Just being an average accountant, lawyer, contractor or assembly-line worker is not the ticket it used to be. As Daniel Pink, the author of “A Whole New Mind,” puts it: In a world in which more and more average work can be done by a computer, robot or talented foreigner faster, cheaper “and just as well,” vanilla doesn’t cut it anymore. It’s all about what chocolate sauce, whipped cream and cherry you can put on top. So our schools have a doubly hard task now — not just improving reading, writing and arithmetic but entrepreneurship, innovation and creativity.

Bottom line: We’re not going back to the good old days without fixing our schools as well as our banks."


Shorter Friedman: "You're welcome Peasants.
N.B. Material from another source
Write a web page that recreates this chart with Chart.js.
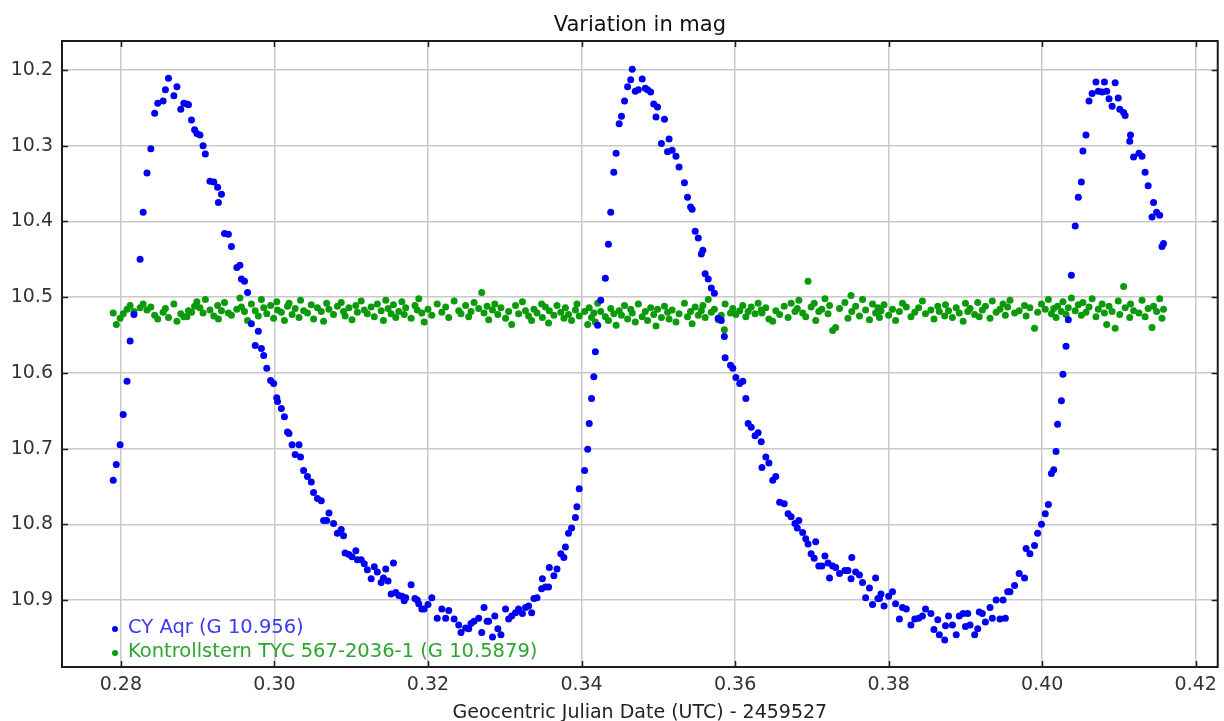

Happy to help!"
Chicka-boom Chicka-boom, don'tcha just love it!

Ya see, the private sector is churning out the vastly superior students who formerly rode our public schools to excellence. Top down, bottom up, left, right and center.
Reaching a critical mass in resentment of and for the very existence of free and public education is still the goal for Thom. Furthering separation and securing the advantages for the advantaged will assure that the wrong people cannot challenge his position as grand-high doggoner extraordinaire.

Fixing this country's public schools is 99% about putting butts back in the seats where they belong, so that public schools represent the full spectrum of achievement and potential. Removing buoyancy and expecting ballast to replace it through fear-tactics and blatant pandering to the elitist lurking in all? That's what Thom is hawking.

Parents? Please don't buy it. Your kids are unique. Just like everyone else's. They will thrive and our combined fortunes will rise or fall on your commitment to public education. I can testify authoritatively on the matter by dint of living in Friedman's End Zone. A place where his nocturnal emission is the norm. A failed public system orphaned and abandoned with all the trickle-down effects.

Ironically prevented from systemic relief to protect the myth where it still clings tenuously. The sub-text of Thom's mastubatory exercise reinforces the mindset of fear he mines regularly.